Petra Büdenbender, Vorsitzende des Ortsvereins Dahl, lobt Schisanowskis ausgleichende Art: „Der hat sich schnell eingearbeitet, ich halte ihn für kompetent.“ Er sei bereits in Dahl gewesen und habe für alle Probleme ein offenes Ohr gehabt.
Dietmar Thieser, Bezirksbürgermeister in Haspe, gefällt, dass unter Schisanowski die Parteiflügel ruhig und gemeinschaftlich zusammenarbeiten. „Timo hat bereits die Sachpolitik wieder nach vorne geholt, die SPD steht in der Öffentlichkeit besser dar, es weht ein für alle spürbarer frischer Wind.“
Ihn nach 100 Tagen, von denen viele in der Sommerpause lagen, schon zu beurteilen, findet Wolfgang Jörg, SPD-Landtagsabgeordneter und für vier Jahre selber schon mal Parteichef in Hagen, falsch. „Timo braucht langen Atem.“ Die Entscheidungskompetenz als Vorsitzender werde oft überschätzt, Schisanowski könne nur gemeinsam mit allen Flügeln wirken: „Ein Einzelner kann nicht den Takt angeben“. Für Jörg erfüllt der junge Genosse alle Ansprüche - allerdings warteten jetzt erst die wahren Herausforderungen auf ihn.
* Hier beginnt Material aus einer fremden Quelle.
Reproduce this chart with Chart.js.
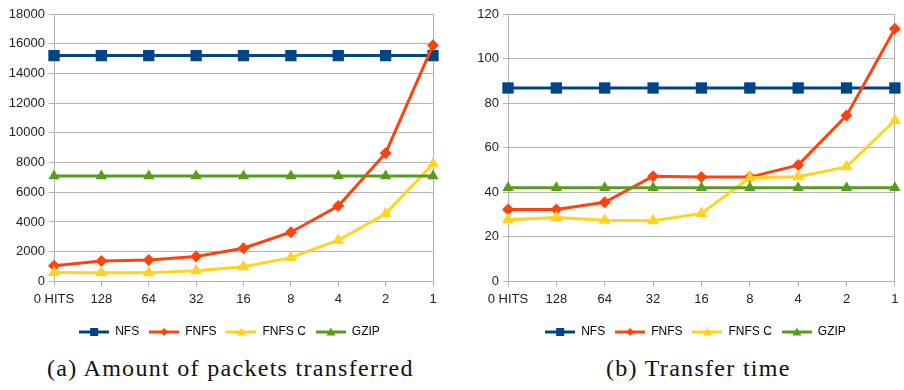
<!DOCTYPE html>
<html>
<head>
<meta charset="utf-8">
<script src="https://cdn.jsdelivr.net/npm/chart.js@4/dist/chart.umd.min.js"></script>
<style>
  html, body { margin: 0; padding: 0; background: #fff; }
  body { width: 904px; height: 390px; position: relative; overflow: hidden; }
  .box { position: absolute; top: 0; height: 348px; }
  .cap { position: absolute; top: 355px; font-family: "Liberation Serif", serif; font-size: 24px; letter-spacing: 1.3px; color: #111; white-space: nowrap; }
</style>
</head>
<body>
<div class="box" style="left:0;width:450px;"><canvas id="c1"></canvas></div>
<div class="box" style="left:450px;width:454px;"><canvas id="c2"></canvas></div>
<div class="cap" id="capA" style="left:47px;">(a) Amount of packets transferred</div>
<div class="cap" id="capB" style="left:606px;">(b) Transfer time</div>
<script>
const categories = ["0 HITS", "128", "64", "32", "16", "8", "4", "2", "1"];
const seriesNames = ["NFS", "FNFS", "FNFS C", "GZIP"];

// (a) Amount of packets transferred
const packetsNFS   = [15200, 15200, 15200, 15200, 15200, 15200, 15200, 15200, 15200];
const packetsFNFS  = [1060, 1370, 1440, 1670, 2230, 3310, 5070, 8630, 15900];
const packetsFNFSC = [600, 590, 590, 720, 990, 1600, 2770, 4550, 7900];
const packetsGZIP  = [7100, 7100, 7100, 7100, 7100, 7100, 7100, 7100, 7100];

// (b) Transfer time
const timeNFS   = [86.8, 86.8, 86.8, 86.8, 86.8, 86.8, 86.8, 86.8, 86.8];
const timeFNFS  = [32.3, 32.3, 35.5, 47.2, 46.9, 46.8, 52.2, 74.4, 113.4];
const timeFNFSC = [27.7, 28.7, 27.4, 27.2, 30.5, 46.5, 47.0, 51.4, 72.2];
const timeGZIP  = [42, 42, 42, 42, 42, 42, 42, 42, 42];

const colors = ["#004586", "#ff420e", "#ffd320", "#579d1c"];
const styles = ["rect", "rectRot", "triangle", "triangle"];
const radii  = [8, 6, 7, 6.5];

function legendIcon(i) {
  const c = document.createElement("canvas");
  c.width = 30; c.height = 12;
  const ctx = c.getContext("2d");
  ctx.strokeStyle = colors[i];
  ctx.fillStyle = colors[i];
  ctx.lineWidth = 3;
  ctx.beginPath(); ctx.moveTo(0, 6); ctx.lineTo(30, 6); ctx.stroke();
  ctx.beginPath();
  if (i === 0) { ctx.rect(11, 2, 8, 8); }
  else if (i === 1) { ctx.moveTo(15, 2); ctx.lineTo(19, 6); ctx.lineTo(15, 10); ctx.lineTo(11, 6); ctx.closePath(); }
  else { ctx.moveTo(15, 1.5); ctx.lineTo(19.5, 9.5); ctx.lineTo(10.5, 9.5); ctx.closePath(); }
  ctx.fill();
  return c;
}
const icons = [0, 1, 2, 3].map(legendIcon);

function makeDatasets(arrs) {
  return arrs.map((d, i) => ({
    label: seriesNames[i],
    data: d,
    borderColor: colors[i],
    backgroundColor: colors[i],
    borderWidth: 3,
    pointStyle: styles[i],
    pointRadius: radii[i],
    pointHoverRadius: radii[i],
    pointBorderWidth: 0,
    pointBackgroundColor: colors[i],
    tension: 0,
    clip: false,
    order: 4 - i
  }));
}

const shiftLegend = {
  id: "shiftLegend",
  afterLayout(chart, args, opts) {
    const lg = chart.legend;
    if (lg) { lg.left += opts.dx; lg.right += opts.dx; }
  }
};

function makeChart(id, arrs, max, step, yWidth, padRight, dx) {
  const font = { family: "'Liberation Sans', Arial, sans-serif", size: 13 };
  return new Chart(document.getElementById(id), {
    type: "line",
    data: { labels: categories, datasets: makeDatasets(arrs) },
    plugins: [shiftLegend],
    options: {
      responsive: true,
      maintainAspectRatio: false,
      animation: false,
      events: [],
      layout: { padding: { top: 14, right: padRight, left: 0, bottom: 0 } },
      plugins: {
        shiftLegend: { dx: dx },
        tooltip: { enabled: false },
        legend: {
          position: "bottom",
          labels: {
            usePointStyle: true,
            pointStyleWidth: 30,
            padding: 10,
            color: "#222",
            font: { family: "'Liberation Sans', Arial, sans-serif", size: 12 },
            sort: (a, b) => a.datasetIndex - b.datasetIndex,
            generateLabels: (chart) => chart.data.datasets.map((ds, i) => ({
              text: ds.label,
              datasetIndex: i,
              pointStyle: icons[i],
              fillStyle: colors[i],
              strokeStyle: colors[i],
              lineWidth: 0,
              hidden: false
            }))
          }
        }
      },
      scales: {
        x: {
          offset: false,
          grid: {
            color: (ctx) => (ctx.index === 0 || ctx.index === categories.length - 1) ? "#b3b3b3" : "rgba(0,0,0,0)",
            tickColor: "#b3b3b3",
            tickLength: 5,
            lineWidth: 1
          },
          border: { display: true, color: "#b3b3b3" },
          ticks: { color: "#222", font: font, padding: 5.5, maxRotation: 0, autoSkip: false },
          afterFit: (s) => { s.height += 3; }
        },
        y: {
          min: 0, max: max,
          grid: { color: "#b3b3b3", tickColor: "#b3b3b3", tickLength: 5 },
          border: { display: true, color: "#b3b3b3" },
          ticks: { stepSize: step, color: "#222", font: font, padding: 4, callback: (v) => String(v) },
          afterFit: (s) => { s.width = yWidth; }
        }
      }
    }
  });
}

makeChart("c1", [packetsNFS, packetsFNFS, packetsFNFSC, packetsGZIP], 18000, 2000, 54, 17, 13);
makeChart("c2", [timeNFS, timeFNFS, timeFNFSC, timeGZIP], 120, 20, 58, 5, 21);
</script>
</body>
</html>
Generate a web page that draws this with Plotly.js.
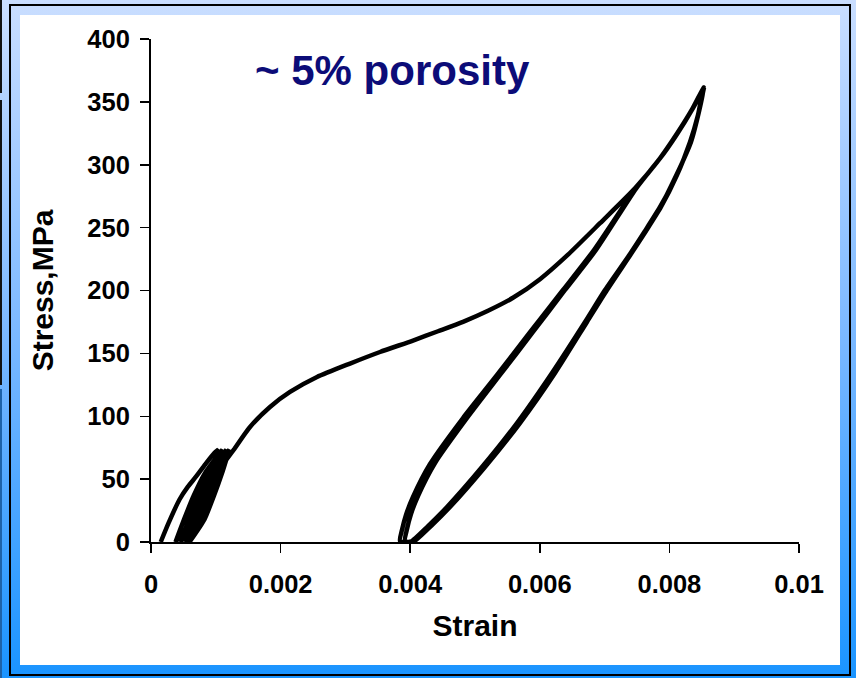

Etwa der Bundestagswahlkampf, der jetzt vorbereitet werden muss: „2013 wird’s ernst, da wird er sein Gesellenstück abliefern, da bin ich sicher.“ Die Meisterschaft werde die Mandataufstellung zur Kommunalwahl 2014 sein.
Bundestagswahlkampf wird die Partei zusammenschweißen
Wilfried Kramps, lange Jahre Unterbezirksvorsitzender in Hagen, erwartet von Schisanowski, dass er „nach innen Ruhe im Laden hält und nach außen Akzente setzt“. In Sachen Flügelkämpfe sei das Eis tragfähig, aber leicht brüchig, meint Kramps. Der Bundestagswahlkampf werde die Partei zusammenschweißen, das spiele Schisanowski in die Hände. „Da erwarte ich jetzt was. Er muss Bundesthemen besetzen.“
„Timo hat es bislang geschafft alle Fettnäpfchen zu umgehen,“ urteilt Michael Grzeschista, Vorsitzender des Ortsvereins Eilpe: „Bin positiv überrascht“. Schisanowski führe die Partei in die Sacharbeit, sogar in der Ratsfraktion sei dies spürbar. Er müsse jetzt soziale Kompetenz beweisen. Dazu gehöre kommunalpolitische Arbeit in mehr Themenfeldern als nur im Sportausschuss.